(begin)

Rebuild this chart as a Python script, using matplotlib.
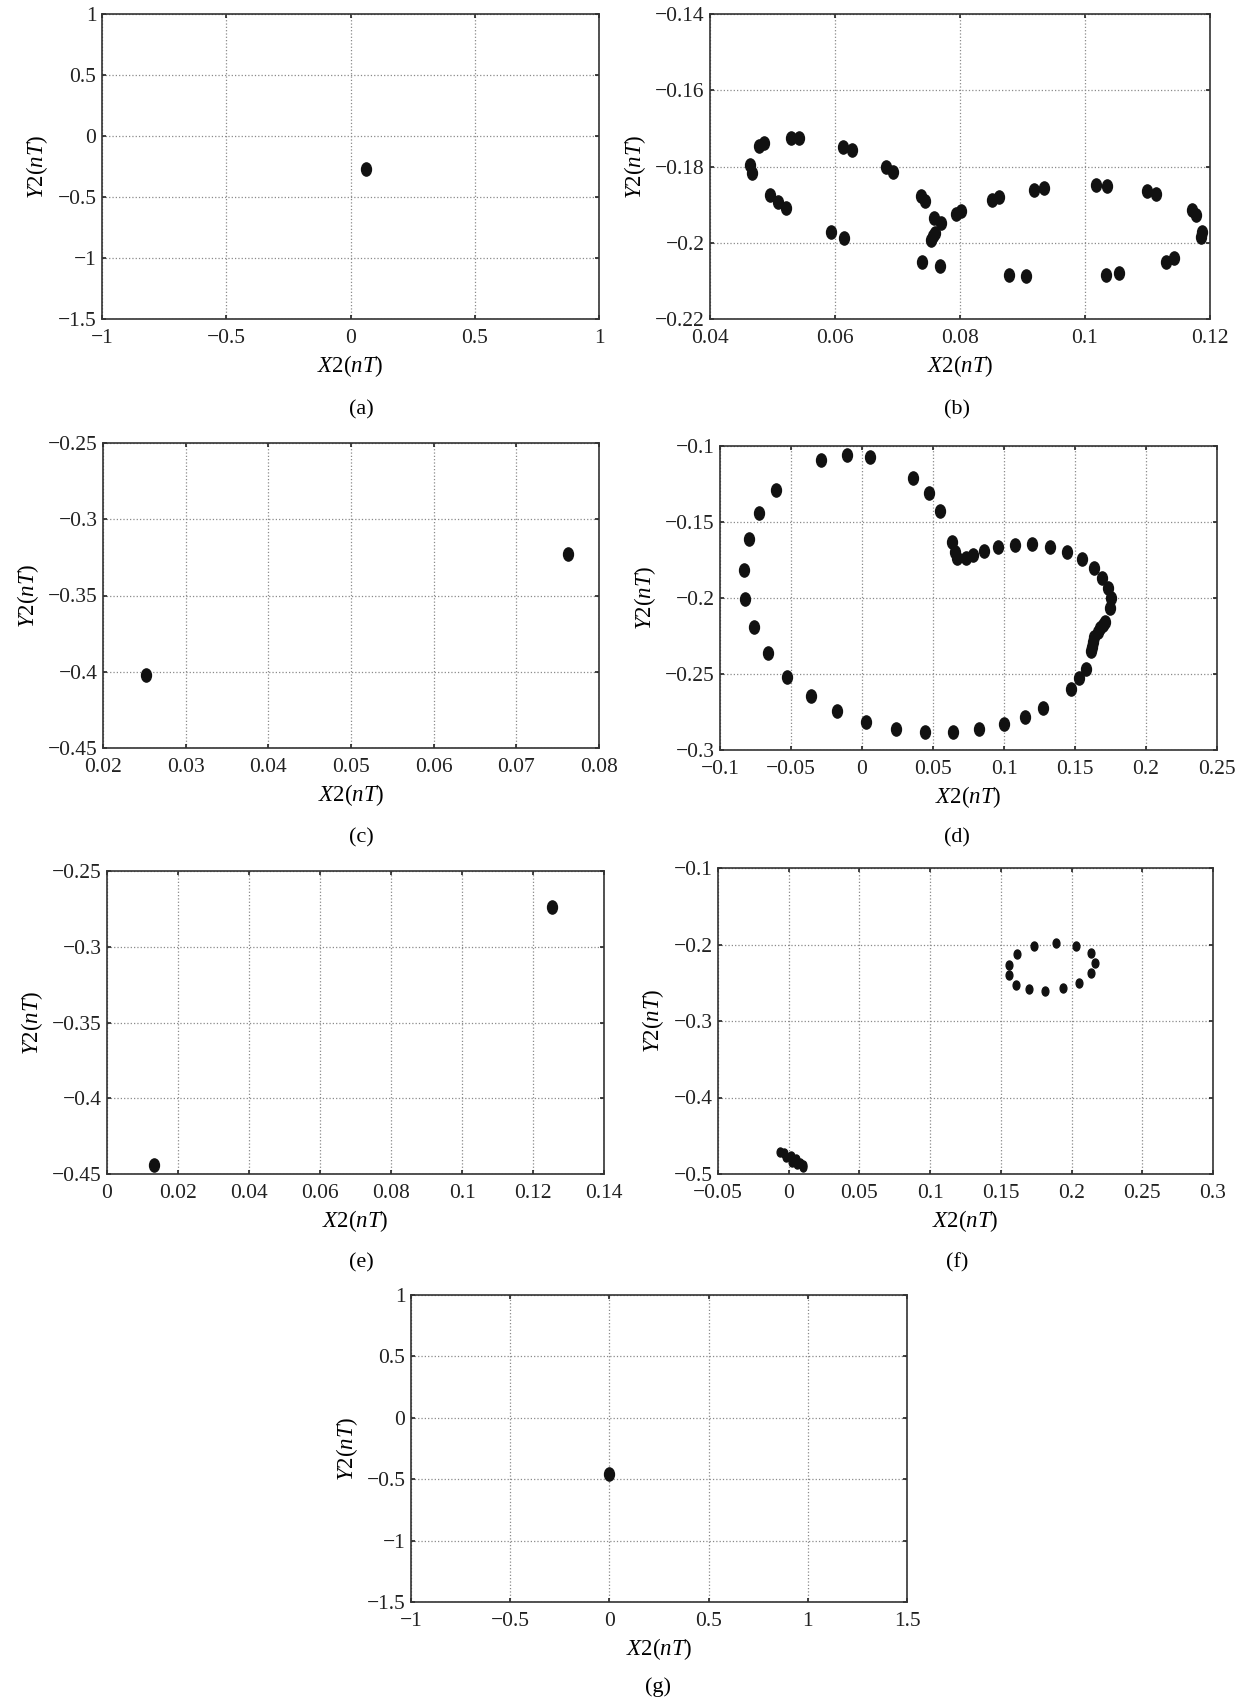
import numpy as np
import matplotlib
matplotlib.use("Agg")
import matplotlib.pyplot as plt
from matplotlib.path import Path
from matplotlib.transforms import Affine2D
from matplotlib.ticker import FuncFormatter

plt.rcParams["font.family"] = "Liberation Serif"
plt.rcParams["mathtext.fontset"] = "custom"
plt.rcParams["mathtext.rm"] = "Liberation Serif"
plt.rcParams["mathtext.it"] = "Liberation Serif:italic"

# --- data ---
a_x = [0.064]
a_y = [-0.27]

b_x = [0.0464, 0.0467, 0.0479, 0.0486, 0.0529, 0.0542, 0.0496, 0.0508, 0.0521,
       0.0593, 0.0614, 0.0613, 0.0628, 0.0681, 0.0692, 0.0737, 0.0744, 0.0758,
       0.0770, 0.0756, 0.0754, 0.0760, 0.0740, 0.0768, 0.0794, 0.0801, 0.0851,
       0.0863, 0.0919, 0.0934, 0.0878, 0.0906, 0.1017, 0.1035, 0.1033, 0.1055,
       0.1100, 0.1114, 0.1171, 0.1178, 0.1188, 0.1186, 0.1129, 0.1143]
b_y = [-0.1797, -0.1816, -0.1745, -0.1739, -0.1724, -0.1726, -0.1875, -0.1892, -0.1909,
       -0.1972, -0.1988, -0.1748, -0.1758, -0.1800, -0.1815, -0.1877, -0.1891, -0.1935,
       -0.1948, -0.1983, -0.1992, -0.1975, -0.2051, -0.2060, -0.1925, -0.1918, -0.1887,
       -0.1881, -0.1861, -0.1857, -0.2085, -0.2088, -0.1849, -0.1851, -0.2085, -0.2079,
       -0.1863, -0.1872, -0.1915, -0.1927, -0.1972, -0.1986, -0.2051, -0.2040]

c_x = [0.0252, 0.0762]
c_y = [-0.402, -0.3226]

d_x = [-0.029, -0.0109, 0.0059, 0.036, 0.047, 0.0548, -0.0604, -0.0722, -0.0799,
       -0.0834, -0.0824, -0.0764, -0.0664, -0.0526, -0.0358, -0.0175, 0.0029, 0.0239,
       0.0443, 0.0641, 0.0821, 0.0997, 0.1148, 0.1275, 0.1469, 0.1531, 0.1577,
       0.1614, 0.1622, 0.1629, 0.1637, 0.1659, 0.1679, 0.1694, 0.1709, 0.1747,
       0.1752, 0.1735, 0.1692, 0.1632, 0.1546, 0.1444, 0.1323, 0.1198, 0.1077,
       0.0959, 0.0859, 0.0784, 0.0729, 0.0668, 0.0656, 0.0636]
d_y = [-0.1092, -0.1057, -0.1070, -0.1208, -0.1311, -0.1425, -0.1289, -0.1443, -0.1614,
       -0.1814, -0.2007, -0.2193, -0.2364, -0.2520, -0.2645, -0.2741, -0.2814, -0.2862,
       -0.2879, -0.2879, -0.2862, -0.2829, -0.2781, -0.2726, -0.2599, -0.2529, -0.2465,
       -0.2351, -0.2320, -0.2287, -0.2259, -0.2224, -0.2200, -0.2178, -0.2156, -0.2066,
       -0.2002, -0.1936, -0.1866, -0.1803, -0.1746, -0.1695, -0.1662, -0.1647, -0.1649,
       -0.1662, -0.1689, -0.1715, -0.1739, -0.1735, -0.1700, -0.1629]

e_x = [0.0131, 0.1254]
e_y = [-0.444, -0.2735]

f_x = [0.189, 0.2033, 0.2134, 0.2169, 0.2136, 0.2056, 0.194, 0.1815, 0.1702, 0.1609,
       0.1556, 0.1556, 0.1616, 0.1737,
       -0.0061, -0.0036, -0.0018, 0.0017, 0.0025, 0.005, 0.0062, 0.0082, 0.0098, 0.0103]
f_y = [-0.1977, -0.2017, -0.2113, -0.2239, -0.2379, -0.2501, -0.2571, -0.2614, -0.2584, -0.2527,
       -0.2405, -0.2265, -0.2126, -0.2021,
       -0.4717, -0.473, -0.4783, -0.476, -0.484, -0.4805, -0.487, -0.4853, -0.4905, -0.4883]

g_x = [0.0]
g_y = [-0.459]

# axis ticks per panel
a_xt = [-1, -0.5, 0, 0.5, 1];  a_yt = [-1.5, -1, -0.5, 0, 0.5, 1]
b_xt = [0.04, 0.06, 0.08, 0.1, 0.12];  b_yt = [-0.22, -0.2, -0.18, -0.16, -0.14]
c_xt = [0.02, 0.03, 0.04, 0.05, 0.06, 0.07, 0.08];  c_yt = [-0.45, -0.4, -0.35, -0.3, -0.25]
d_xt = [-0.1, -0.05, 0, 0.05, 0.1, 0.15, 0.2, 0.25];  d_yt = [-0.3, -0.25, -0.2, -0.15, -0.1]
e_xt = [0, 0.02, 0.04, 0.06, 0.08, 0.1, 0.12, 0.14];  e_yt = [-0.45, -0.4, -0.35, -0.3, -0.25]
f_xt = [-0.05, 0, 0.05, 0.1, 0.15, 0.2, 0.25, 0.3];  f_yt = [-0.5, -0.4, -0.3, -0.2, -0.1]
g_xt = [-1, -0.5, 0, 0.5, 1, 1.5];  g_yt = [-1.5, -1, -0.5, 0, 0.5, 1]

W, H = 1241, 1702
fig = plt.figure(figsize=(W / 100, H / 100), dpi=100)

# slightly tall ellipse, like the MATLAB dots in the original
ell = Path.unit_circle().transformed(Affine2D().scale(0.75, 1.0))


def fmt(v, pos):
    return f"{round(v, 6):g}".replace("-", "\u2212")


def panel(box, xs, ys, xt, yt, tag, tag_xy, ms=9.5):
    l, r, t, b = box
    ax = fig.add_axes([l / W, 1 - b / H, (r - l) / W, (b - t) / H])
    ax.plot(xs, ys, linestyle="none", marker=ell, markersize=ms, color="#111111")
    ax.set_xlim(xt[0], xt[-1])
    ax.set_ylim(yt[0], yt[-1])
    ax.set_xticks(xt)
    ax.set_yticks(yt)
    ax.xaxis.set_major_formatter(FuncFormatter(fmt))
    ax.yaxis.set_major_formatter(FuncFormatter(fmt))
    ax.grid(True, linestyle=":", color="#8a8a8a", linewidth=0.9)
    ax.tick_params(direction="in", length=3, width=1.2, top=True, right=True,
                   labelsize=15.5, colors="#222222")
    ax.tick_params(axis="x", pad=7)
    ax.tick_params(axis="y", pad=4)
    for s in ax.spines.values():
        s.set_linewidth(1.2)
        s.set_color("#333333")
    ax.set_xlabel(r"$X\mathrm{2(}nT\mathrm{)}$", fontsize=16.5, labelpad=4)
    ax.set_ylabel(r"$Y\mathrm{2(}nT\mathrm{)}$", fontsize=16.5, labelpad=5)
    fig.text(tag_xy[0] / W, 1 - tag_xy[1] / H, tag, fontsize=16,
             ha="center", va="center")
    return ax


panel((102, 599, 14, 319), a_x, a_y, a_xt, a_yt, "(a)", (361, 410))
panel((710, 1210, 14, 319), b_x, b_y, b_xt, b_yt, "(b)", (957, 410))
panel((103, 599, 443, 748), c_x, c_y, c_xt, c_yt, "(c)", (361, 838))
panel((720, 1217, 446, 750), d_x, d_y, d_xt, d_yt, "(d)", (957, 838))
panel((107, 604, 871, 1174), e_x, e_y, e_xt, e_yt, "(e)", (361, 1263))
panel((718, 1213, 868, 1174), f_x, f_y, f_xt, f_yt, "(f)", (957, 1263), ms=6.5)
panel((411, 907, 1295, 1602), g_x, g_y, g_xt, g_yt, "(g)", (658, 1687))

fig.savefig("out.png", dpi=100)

(end)

__EXERCISE AIM__: Give again exactly the lines running from the beginning of the material above through the line that contains "c_y = [-0.402, -0.3226]", and leave out every picture.

__EXPECTED ANSWER__:
Rebuild this chart as a Python script, using matplotlib.
import numpy as np
import matplotlib
matplotlib.use("Agg")
import matplotlib.pyplot as plt
from matplotlib.path import Path
from matplotlib.transforms import Affine2D
from matplotlib.ticker import FuncFormatter

plt.rcParams["font.family"] = "Liberation Serif"
plt.rcParams["mathtext.fontset"] = "custom"
plt.rcParams["mathtext.rm"] = "Liberation Serif"
plt.rcParams["mathtext.it"] = "Liberation Serif:italic"

# --- data ---
a_x = [0.064]
a_y = [-0.27]

b_x = [0.0464, 0.0467, 0.0479, 0.0486, 0.0529, 0.0542, 0.0496, 0.0508, 0.0521,
       0.0593, 0.0614, 0.0613, 0.0628, 0.0681, 0.0692, 0.0737, 0.0744, 0.0758,
       0.0770, 0.0756, 0.0754, 0.0760, 0.0740, 0.0768, 0.0794, 0.0801, 0.0851,
       0.0863, 0.0919, 0.0934, 0.0878, 0.0906, 0.1017, 0.1035, 0.1033, 0.1055,
       0.1100, 0.1114, 0.1171, 0.1178, 0.1188, 0.1186, 0.1129, 0.1143]
b_y = [-0.1797, -0.1816, -0.1745, -0.1739, -0.1724, -0.1726, -0.1875, -0.1892, -0.1909,
       -0.1972, -0.1988, -0.1748, -0.1758, -0.1800, -0.1815, -0.1877, -0.1891, -0.1935,
       -0.1948, -0.1983, -0.1992, -0.1975, -0.2051, -0.2060, -0.1925, -0.1918, -0.1887,
       -0.1881, -0.1861, -0.1857, -0.2085, -0.2088, -0.1849, -0.1851, -0.2085, -0.2079,
       -0.1863, -0.1872, -0.1915, -0.1927, -0.1972, -0.1986, -0.2051, -0.2040]

c_x = [0.0252, 0.0762]
c_y = [-0.402, -0.3226]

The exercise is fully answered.